The tuition way is that we could use substring() to match in a for loop. But the Time Complexity would be O(N* L), N refer to the string length, L refer to the pattern length.
But in Rabin Karp way, the Time Complexity would be O(N). We convert String into Number in this case, and use a sliding window to care only the right digit and left digit in this window. In details, we calculate the hash value for pattern, and check if the hash value same for both pattern and each substring we get.
187. Repeated DNA Sequences
The DNA sequence is composed of a series of nucleotides abbreviated as 'A'
, 'C'
, 'G'
, and 'T'
.
- For example,
"ACGAATTCCG"
is a DNA sequence.
When studying DNA, it is useful to identify repeated sequences within the DNA.
Given a string s
that represents a DNA sequence, return all the 10
-letter-long sequences (substrings) that occur more than once in a DNA molecule.
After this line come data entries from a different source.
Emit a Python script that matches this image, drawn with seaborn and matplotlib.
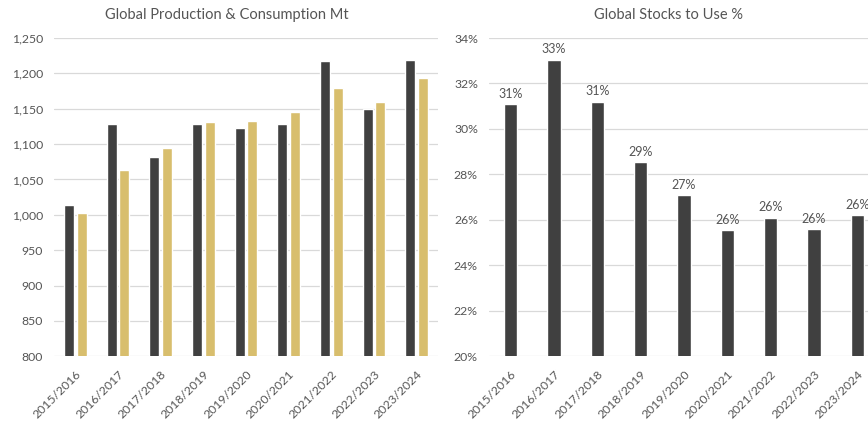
import matplotlib
matplotlib.use("Agg")
import matplotlib.pyplot as plt
from matplotlib.ticker import FuncFormatter, MultipleLocator
import pandas as pd
import seaborn as sns

# Marketing seasons shown on both charts
seasons = ["2015/2016", "2016/2017", "2017/2018", "2018/2019", "2019/2020",
           "2020/2021", "2021/2022", "2022/2023", "2023/2024"]

# Global production and consumption, million tonnes
production = [1014, 1128, 1082, 1128, 1123, 1128, 1217, 1150, 1219]
consumption = [1002, 1064, 1095, 1131, 1133, 1145, 1180, 1160, 1193]

# Global stocks-to-use ratio, percent
stocks_to_use = [31.1, 33.05, 31.2, 28.55, 27.1, 25.56, 26.1, 25.6, 26.2]

DARK = "#404040"
GOLD = "#d8be6d"
TEXT = "#555555"
GRID = "#d9d9d9"

sns.set_theme(style="white")
plt.rcParams["font.family"] = ["Lato", "DejaVu Sans"]

prod_cons = pd.DataFrame({
    "season": seasons * 2,
    "series": ["Production"] * len(seasons) + ["Consumption"] * len(seasons),
    "value": production + consumption,
})
stocks = pd.DataFrame({"season": seasons, "ratio": stocks_to_use})

W, H = 868, 421
fig = plt.figure(figsize=(W / 100, H / 100), dpi=100)
bottom = 1 - 356.3 / H
top = 1 - 38 / H
ax1 = fig.add_axes([54 / W, bottom, 384 / W, top - bottom])
ax2 = fig.add_axes([489 / W, bottom, 390 / W, top - bottom])

sns.barplot(data=prod_cons, x="season", y="value", hue="series",
            palette=[DARK, GOLD], width=0.58, gap=0.19, legend=False,
            saturation=1, ax=ax1)
ax1.set_ylim(800, 1250)
ax1.yaxis.set_major_locator(MultipleLocator(50))
ax1.yaxis.set_major_formatter(FuncFormatter(lambda v, _: f"{v:,.0f}"))

sns.barplot(data=stocks, x="season", y="ratio", color=DARK, width=0.31,
            saturation=1, ax=ax2)
ax2.set_ylim(20, 34)
ax2.yaxis.set_major_locator(MultipleLocator(2))
ax2.yaxis.set_major_formatter(FuncFormatter(lambda v, _: f"{v:.0f}%"))
ax2.bar_label(ax2.containers[0],
              labels=[f"{v:.0f}%" for v in stocks_to_use],
              padding=3, fontsize=9, color=TEXT)

for ax in (ax1, ax2):
    ax.set_xlabel("")
    ax.set_ylabel("")
    ax.set_xlim(-0.5, len(seasons) - 0.5)
    for s in ax.spines.values():
        s.set_visible(False)
    ax.grid(axis="y", color=GRID, linewidth=0.9)
    ax.set_axisbelow(True)
    ax.tick_params(axis="y", length=0, pad=8, labelsize=8.8, labelcolor=TEXT)
    ax.tick_params(axis="x", length=0, pad=9, labelsize=8.8, labelcolor=TEXT)
    for lbl in ax.get_xticklabels():
        lbl.set_rotation(45)
        lbl.set_ha("right")
        lbl.set_rotation_mode("anchor")

fig.text(227 / W, 1 - 15 / H, "Global Production & Consumption Mt",
         ha="center", va="center", fontsize=10.5, color=TEXT)
fig.text(669 / W, 1 - 15 / H, "Global Stocks to Use %",
         ha="center", va="center", fontsize=10.5, color=TEXT)

fig.savefig("out.png", dpi=100, facecolor="white")
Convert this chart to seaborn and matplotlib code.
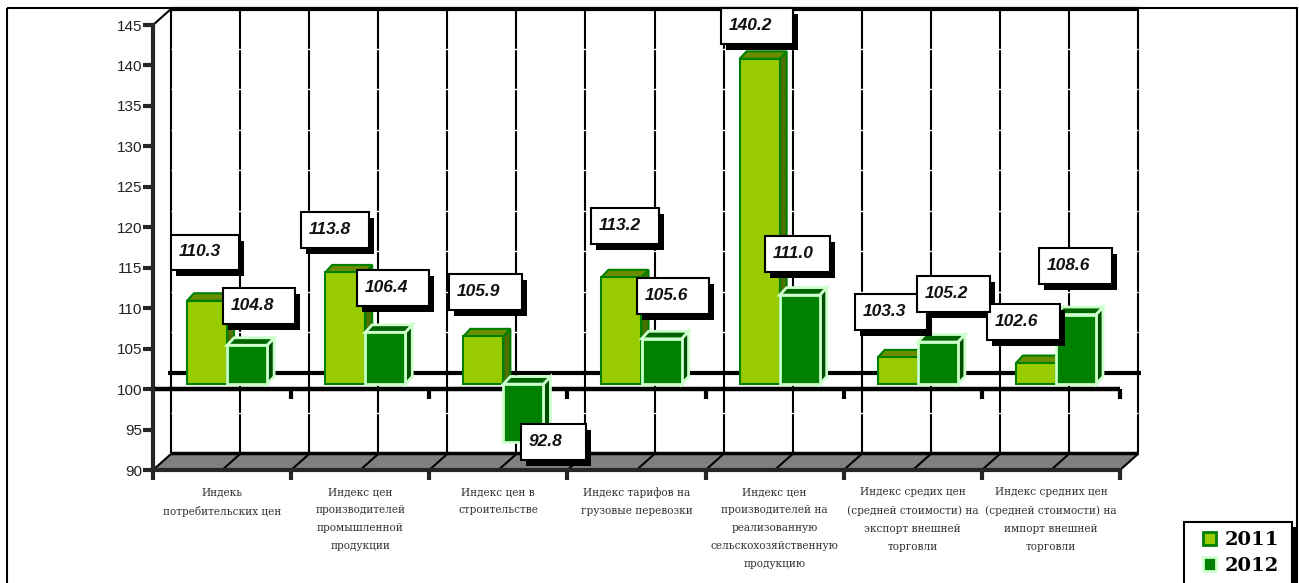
import numpy as np
import pandas as pd
import seaborn as sns
import matplotlib.pyplot as plt
from matplotlib.patches import Patch, Polygon, Rectangle
from matplotlib.transforms import Affine2D

categories = [
    "Индекь\nпотребительских цен",
    "Индекс цен\nпроизводителей\nпромышленной\nпродукции",
    "Индекс цен в\nстроительстве",
    "Индекс тарифов на\nгрузовые перевозки",
    "Индекс цен\nпроизводителей на\nреализованную\nсельскохозяйственную\nпродукцию",
    "Индекс средих цен\n(средней стоимости) на\nэкспорт внешней\nторговли",
    "Индекс средних цен\n(средней стоимости) на\nимпорт внешней\nторговли",
]
values_2011 = [110.3, 113.8, 105.9, 113.2, 140.2, 103.3, 102.6]
values_2012 = [104.8, 106.4, 92.8, 105.6, 111.0, 105.2, 108.6]
y_ticks = [90, 95, 100, 105, 110, 115, 120, 125, 130, 135, 140, 145]

# label boxes in image pixels: left, top, right, bottom
boxes_2011 = [(171, 235, 239, 270), (301, 212, 369, 248), (449, 274, 522, 310), (591, 208, 659, 244),
              (721, 8, 793, 44), (855, 294, 927, 330), (987, 304, 1060, 340)]
boxes_2012 = [(223, 288, 295, 324), (357, 270, 429, 306), (521, 424, 586, 460), (637, 278, 709, 314),
              (765, 236, 830, 272), (917, 276, 990, 312), (1039, 248, 1112, 284)]

W, H = 1299, 583
LIME, GREEN = "#99CC00", "#008000"
sns.set_style("white")
plt.rcParams["font.family"] = ["Liberation Sans", "DejaVu Sans"]

fig = plt.figure(figsize=(W / 100, H / 100), dpi=100, facecolor="white")
ax = fig.add_axes([153 / W, (H - 470) / H, (1120 - 153) / W, 445 / H])
ax.patch.set_visible(False)

px = Affine2D().scale(1, -1).translate(0, H)  # image pixels to display
wall = ax.transData + Affine2D().translate(18, 16.5)
bar_shift = ax.transData + Affine2D().translate(5, 5)

df = pd.DataFrame({
    "category": categories * 2,
    "year": ["2011"] * 7 + ["2012"] * 7,
    "change": [v - 100 for v in values_2011 + values_2012],
})
sns.barplot(data=df, x="category", y="change", hue="year", order=categories,
            palette={"2011": LIME, "2012": GREEN}, saturation=1, width=0.58,
            errorbar=None, bottom=100, legend=False, ax=ax)

ax.set_xlim(-0.5, 6.5)
ax.set_ylim(90, 145)
ax.set_xlabel("")
ax.set_ylabel("")

# back wall and floor
half_steps = np.arange(-0.5, 6.51, 0.5)
ax.vlines(half_steps, 90, 145, colors="black", lw=1.5, transform=wall, clip_on=False, zorder=1)
ax.hlines(y_ticks[1:-1], -0.5, 6.5, colors="white", lw=1, transform=wall, clip_on=False, zorder=1.1)
ax.hlines(145, -0.5, 6.5, colors="black", lw=3, transform=wall, clip_on=False, zorder=1.2)
ax.hlines(100, -0.52, 6.52, colors="black", lw=3, transform=wall, clip_on=False, zorder=1.2)
ax.add_patch(Polygon([(153, 470), (171, 454), (1138, 454), (1120, 470)], closed=True, transform=px,
                     facecolor="#808080", edgecolor="none", clip_on=False, zorder=1.3))
ax.hlines(90, -0.5, 6.5, colors="black", lw=2.5, transform=wall, clip_on=False, zorder=1.4)
step_px = (1120 - 153) / 7
for k in range(15):
    x0 = 153 + k * step_px / 2
    ax.plot([x0, x0 + 18], [470, 454], color="black", lw=1.5, transform=px, clip_on=False, zorder=1.4)
ax.plot([153, 171], [25, 9], color="black", lw=1.5, transform=px, clip_on=False, zorder=1.4)

# front axis at 100
boundaries = np.arange(-0.5, 6.51, 1)
ax.hlines(100, -0.5, 6.5, colors="black", lw=3.2, clip_on=False, zorder=2)
ax.vlines(boundaries[1:], 98.8, 100, colors="black", lw=3, clip_on=False, zorder=2)

# 3d faces of the bars
dx = 7 / step_px
dy = 7.5 / 8.09
styles = [("#008000", "#6B8E00", "#4D7000", 1.5), ("#CCFFCC", "#006400", "#004D00", 2)]
for i, (container, (edge, top_col, side_col, edge_lw)) in enumerate(zip(ax.containers, styles)):
    z = 3 + i
    for bar in container:
        x0, x1 = bar.get_x(), bar.get_x() + bar.get_width()
        low = min(bar.get_y(), bar.get_y() + bar.get_height())
        high = max(bar.get_y(), bar.get_y() + bar.get_height())
        side = [(x1, low), (x1 + dx, low + dy), (x1 + dx, high + dy), (x1, high)]
        top = [(x0, high), (x0 + dx, high + dy), (x1 + dx, high + dy), (x1, high)]
        ax.add_patch(Polygon(side, closed=True, facecolor=side_col, edgecolor=edge, lw=edge_lw,
                             transform=bar_shift, zorder=z))
        ax.add_patch(Polygon(top, closed=True, facecolor=top_col, edgecolor=edge, lw=edge_lw,
                             transform=bar_shift, zorder=z))
        bar.set_transform(bar_shift)
        bar.set_edgecolor(edge)
        bar.set_linewidth(edge_lw)
        bar.set_zorder(z + 0.5)

# value labels
for vals, boxes in [(values_2011, boxes_2011), (values_2012, boxes_2012)]:
    for v, (l, t, r, b) in zip(vals, boxes):
        ax.add_patch(Rectangle((l + 5, t + 6), r - l, b - t, transform=px, facecolor="black",
                               edgecolor="none", clip_on=False, zorder=6))
        ax.add_patch(Rectangle((l, t), r - l, b - t, transform=px, facecolor="white",
                               edgecolor="black", lw=1.5, clip_on=False, zorder=6.1))
        ax.text(l + 8, (t + b) / 2 - 1, f"{v:.1f}", transform=px, ha="left", va="center", fontsize=12.5,
                fontweight="bold", fontstyle="italic", color="#111111", zorder=6.2, clip_on=False)

# axes styling
for name in ["top", "right"]:
    ax.spines[name].set_visible(False)
for name in ["left", "bottom"]:
    ax.spines[name].set_linewidth(3)
    ax.spines[name].set_zorder(2.5)
ax.set_yticks(y_ticks)
ax.tick_params(axis="y", which="major", left=True, length=7.2, width=3, pad=0.5, labelsize=11, labelcolor="#222222")
ax.set_xticks(range(7), categories)
ax.tick_params(axis="x", which="major", bottom=False, pad=9)
ax.set_xticks(boundaries, minor=True)
ax.tick_params(axis="x", which="minor", bottom=True, length=7.2, width=3)
for label in ax.get_xticklabels():
    label.set_fontfamily("DejaVu Serif")
    label.set_fontsize(7.6)
    label.set_linespacing(2.0)
    label.set_color("#333333")
    label.set_verticalalignment("top")

# outer frame and legend
fig.add_artist(Rectangle((7, 8), 1290, 620, transform=px, fill=False, edgecolor="black", lw=1.5))
ax.add_patch(Rectangle((1189, 527), 108, 70, transform=px, facecolor="black", edgecolor="none",
                       clip_on=False, zorder=6.5))
ax.add_patch(Rectangle((1184, 522), 108, 70, transform=px, facecolor="white", edgecolor="black", lw=1.5,
                       clip_on=False, zorder=6.6))
handles = [Patch(facecolor=LIME, edgecolor="#008000", lw=2, label="2011"),
           Patch(facecolor=GREEN, edgecolor="#CCFFCC", lw=2, label="2012")]
leg = ax.legend(handles=handles, loc="upper left", bbox_to_anchor=(1203, 531), bbox_transform=px,
                borderaxespad=0, borderpad=0, handlelength=0.67, handleheight=0.67, handletextpad=0.42,
                labelspacing=0.4, frameon=False, labelcolor="black",
                prop={"family": "DejaVu Serif", "weight": "bold", "size": 14})
leg.set_zorder(7)

fig.savefig("out.png", dpi=100)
You may return the answer in any order.
Example 1:
Input: s = "AAAAACCCCCAAAAACCCCCCAAAAAGGGTTT" Output: ["AAAAACCCCC","CCCCCAAAAA"]
Example 2:
Input: s = "AAAAAAAAAAAAA" Output: ["AAAAAAAAAA"]
enumeration
List<String> findRepeatedDnaSequences(String s) {
int n = s.length();
HashSet<String> seen = new HashSet(); // to store every DNA sequence we have seen
HashSet<String> res = new HashSet<>(); // to store every DNA sqeuenct existed in seen
for (int i = 0; i + 10 <= n; i++) {
String subStr = s.substring(i, i + 10); // get the substring as 10 character long
if (seen.contains(subStr)){
res.add(subStr);
} else {
seen.add(subStr);
}
}
return new LinkedList<>(res);
}
Rabin karp
List<String> findRepeatedDnaSequences(String s) {
// We only care 4 Characters, so we assign integer onto them
int[] nums = new int[s.length()];
for (int i = 0; i < nums.length; i++) {
switch (s.charAt(i)) {
case 'A':
nums[i] = 0;
break;
case 'G':
nums[i] = 1;
break;
case 'C':
nums[i] = 2;
break;
case 'T':
nums[i] = 3;
break;
}
}
HashSet<Integer> seen = new HashSet<>(); // the interger for character sequence we have seen
HashSet<String> res = new HashSet<>(); // the duplicate character sequence
int L = 10;
// length of sequence
int R = 4; // quaternary
// R^(L - 1)
int RL = (int) Math.pow(R, L - 1);
int windowHash = 0;
int left = 0, right = 0;
while (right < nums.length) {
// add new number as the lowest digit
windowHash = R * windowHash + nums[right];
right++;
// when sequence length is 10
if (right - left == L) {
// check if seen
if (seen.contains(windowHash)) {
res.add(s.substring(left, right));
} else {
seen.add(windowHash);
}
// remove the digit in the highest digit
windowHash = windowHash - nums[left] * RL;
left++;
}
}
return new LinkedList<>(res);
}
28. Find the Index of the First Occurrence in a String
Given two strings needle
and haystack
, return the index of the first occurrence of needle
in haystack
, or -1
if needle
is not part of haystack
.
Example 1:
Input: haystack = "sadbutsad", needle = "sad" Output: 0 Explanation: "sad" occurs at index 0 and 6. The first occurrence is at index 0, so we return 0.
Example 2:
Input: haystack = "leetcode", needle = "leeto" Output: -1 Explanation: "leeto" did not occur in "leetcode", so we return -1.
BRUTE FORCE
int rabinKarp(String txt, String pat) {
int L = pat.length();
int R = 256;
// for module calculate
long Q = 1658598167;
// RL = Math.pow(R, L - 1);
long RL = 1;
for (int i = 1; i <= L - 1; i++) {
RL = (RL * R) % Q;
}
long patHash = 0;
for (int i = 0; i < pat.length(); i++) {
patHash = (R * patHash + pat.charAt(i)) % Q;
}
long windowHash = 0;
int left = 0, right = 0;
while (right < txt.length()) {
windowHash = ((R * windowHash) % Q + txt.charAt(right)) % Q;
right++;
if (right - left == L) {
if (windowHash == patHash) {
// check hash collision
if (pat.equals(txt.substring(left, right))) {
return left;
}
}
// + Q to avoid negative integer
windowHash = (windowHash - (txt.charAt(left) * RL) % Q + Q) % Q;
left++;
}
}
return -1;
}